═══ DATA SECTION ═══
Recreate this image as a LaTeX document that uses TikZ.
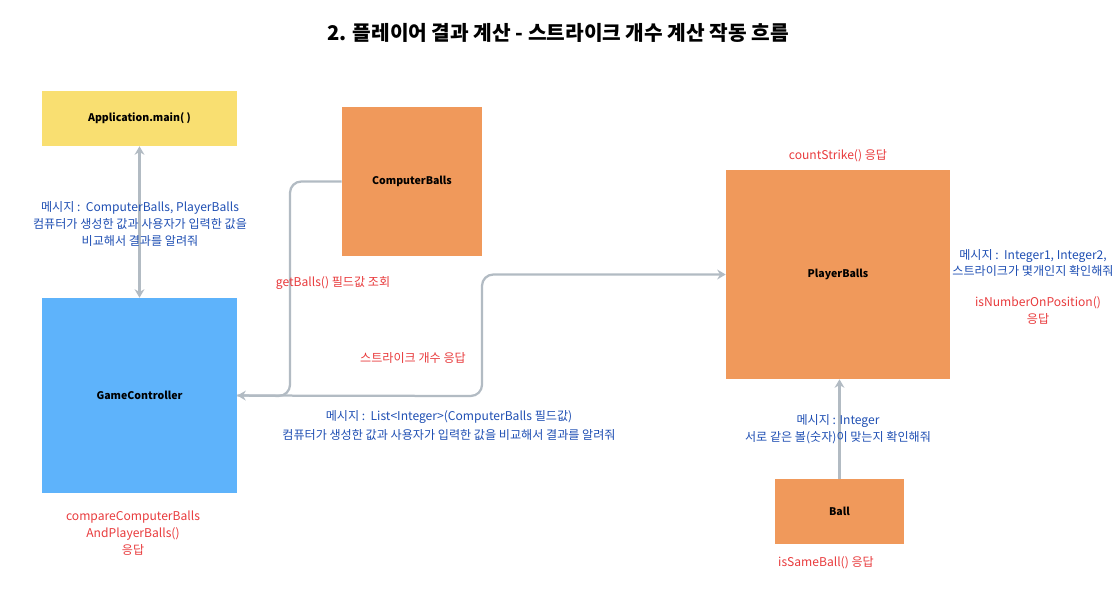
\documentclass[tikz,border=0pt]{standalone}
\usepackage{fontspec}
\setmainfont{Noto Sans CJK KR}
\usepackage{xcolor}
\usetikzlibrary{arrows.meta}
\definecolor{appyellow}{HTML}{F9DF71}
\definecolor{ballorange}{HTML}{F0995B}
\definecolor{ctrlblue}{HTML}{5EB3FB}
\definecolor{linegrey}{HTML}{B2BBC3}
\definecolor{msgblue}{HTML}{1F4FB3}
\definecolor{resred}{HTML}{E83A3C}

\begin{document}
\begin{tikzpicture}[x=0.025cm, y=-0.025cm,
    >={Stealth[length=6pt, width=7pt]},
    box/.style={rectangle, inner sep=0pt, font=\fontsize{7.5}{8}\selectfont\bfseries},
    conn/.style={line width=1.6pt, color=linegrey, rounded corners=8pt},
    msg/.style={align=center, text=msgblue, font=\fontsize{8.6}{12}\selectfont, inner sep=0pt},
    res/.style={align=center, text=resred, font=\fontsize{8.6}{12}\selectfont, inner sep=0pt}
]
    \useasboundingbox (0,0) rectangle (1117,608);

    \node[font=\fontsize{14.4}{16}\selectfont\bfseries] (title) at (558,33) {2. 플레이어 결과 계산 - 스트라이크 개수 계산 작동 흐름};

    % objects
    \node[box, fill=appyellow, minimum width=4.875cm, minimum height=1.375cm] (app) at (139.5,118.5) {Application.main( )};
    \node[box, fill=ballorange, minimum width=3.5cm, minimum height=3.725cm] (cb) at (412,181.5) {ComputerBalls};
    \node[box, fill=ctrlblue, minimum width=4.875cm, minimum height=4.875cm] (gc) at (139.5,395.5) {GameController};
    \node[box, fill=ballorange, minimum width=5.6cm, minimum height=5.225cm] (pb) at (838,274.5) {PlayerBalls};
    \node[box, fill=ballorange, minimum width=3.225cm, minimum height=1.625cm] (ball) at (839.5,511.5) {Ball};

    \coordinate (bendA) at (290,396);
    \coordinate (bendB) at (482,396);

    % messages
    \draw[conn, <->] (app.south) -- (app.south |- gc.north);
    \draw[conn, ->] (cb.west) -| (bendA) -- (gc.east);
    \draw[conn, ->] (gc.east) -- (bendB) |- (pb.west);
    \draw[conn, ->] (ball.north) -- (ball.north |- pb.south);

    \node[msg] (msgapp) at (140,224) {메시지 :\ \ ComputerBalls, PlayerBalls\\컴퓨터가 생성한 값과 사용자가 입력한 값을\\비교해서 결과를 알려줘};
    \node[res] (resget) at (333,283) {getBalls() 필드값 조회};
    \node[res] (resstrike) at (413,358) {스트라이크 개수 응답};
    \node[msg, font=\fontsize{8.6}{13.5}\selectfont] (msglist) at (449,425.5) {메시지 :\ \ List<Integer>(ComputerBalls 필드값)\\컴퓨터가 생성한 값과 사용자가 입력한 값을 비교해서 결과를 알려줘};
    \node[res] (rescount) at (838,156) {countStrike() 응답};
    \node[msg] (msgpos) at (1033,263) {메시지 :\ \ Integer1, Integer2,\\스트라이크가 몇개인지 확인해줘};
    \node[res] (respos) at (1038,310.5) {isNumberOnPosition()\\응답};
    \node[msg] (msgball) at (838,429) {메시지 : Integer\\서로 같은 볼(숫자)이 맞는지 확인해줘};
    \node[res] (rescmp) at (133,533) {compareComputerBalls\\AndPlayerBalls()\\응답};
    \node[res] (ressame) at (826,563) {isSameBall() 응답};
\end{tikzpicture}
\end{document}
═══
> **JOB**
Every line above should be repeated exactly; pictures stay out of the copy.

> **COMPLETE RESPONSE**
Recreate this image as a LaTeX document that uses TikZ.
\documentclass[tikz,border=0pt]{standalone}
\usepackage{fontspec}
\setmainfont{Noto Sans CJK KR}
\usepackage{xcolor}
\usetikzlibrary{arrows.meta}
\definecolor{appyellow}{HTML}{F9DF71}
\definecolor{ballorange}{HTML}{F0995B}
\definecolor{ctrlblue}{HTML}{5EB3FB}
\definecolor{linegrey}{HTML}{B2BBC3}
\definecolor{msgblue}{HTML}{1F4FB3}
\definecolor{resred}{HTML}{E83A3C}

\begin{document}
\begin{tikzpicture}[x=0.025cm, y=-0.025cm,
    >={Stealth[length=6pt, width=7pt]},
    box/.style={rectangle, inner sep=0pt, font=\fontsize{7.5}{8}\selectfont\bfseries},
    conn/.style={line width=1.6pt, color=linegrey, rounded corners=8pt},
    msg/.style={align=center, text=msgblue, font=\fontsize{8.6}{12}\selectfont, inner sep=0pt},
    res/.style={align=center, text=resred, font=\fontsize{8.6}{12}\selectfont, inner sep=0pt}
]
    \useasboundingbox (0,0) rectangle (1117,608);

    \node[font=\fontsize{14.4}{16}\selectfont\bfseries] (title) at (558,33) {2. 플레이어 결과 계산 - 스트라이크 개수 계산 작동 흐름};

    % objects
    \node[box, fill=appyellow, minimum width=4.875cm, minimum height=1.375cm] (app) at (139.5,118.5) {Application.main( )};
    \node[box, fill=ballorange, minimum width=3.5cm, minimum height=3.725cm] (cb) at (412,181.5) {ComputerBalls};
    \node[box, fill=ctrlblue, minimum width=4.875cm, minimum height=4.875cm] (gc) at (139.5,395.5) {GameController};
    \node[box, fill=ballorange, minimum width=5.6cm, minimum height=5.225cm] (pb) at (838,274.5) {PlayerBalls};
    \node[box, fill=ballorange, minimum width=3.225cm, minimum height=1.625cm] (ball) at (839.5,511.5) {Ball};

    \coordinate (bendA) at (290,396);
    \coordinate (bendB) at (482,396);

    % messages
    \draw[conn, <->] (app.south) -- (app.south |- gc.north);
    \draw[conn, ->] (cb.west) -| (bendA) -- (gc.east);
    \draw[conn, ->] (gc.east) -- (bendB) |- (pb.west);
    \draw[conn, ->] (ball.north) -- (ball.north |- pb.south);

    \node[msg] (msgapp) at (140,224) {메시지 :\ \ ComputerBalls, PlayerBalls\\컴퓨터가 생성한 값과 사용자가 입력한 값을\\비교해서 결과를 알려줘};
    \node[res] (resget) at (333,283) {getBalls() 필드값 조회};
    \node[res] (resstrike) at (413,358) {스트라이크 개수 응답};
    \node[msg, font=\fontsize{8.6}{13.5}\selectfont] (msglist) at (449,425.5) {메시지 :\ \ List<Integer>(ComputerBalls 필드값)\\컴퓨터가 생성한 값과 사용자가 입력한 값을 비교해서 결과를 알려줘};
    \node[res] (rescount) at (838,156) {countStrike() 응답};
    \node[msg] (msgpos) at (1033,263) {메시지 :\ \ Integer1, Integer2,\\스트라이크가 몇개인지 확인해줘};
    \node[res] (respos) at (1038,310.5) {isNumberOnPosition()\\응답};
    \node[msg] (msgball) at (838,429) {메시지 : Integer\\서로 같은 볼(숫자)이 맞는지 확인해줘};
    \node[res] (rescmp) at (133,533) {compareComputerBalls\\AndPlayerBalls()\\응답};
    \node[res] (ressame) at (826,563) {isSameBall() 응답};
\end{tikzpicture}
\end{document}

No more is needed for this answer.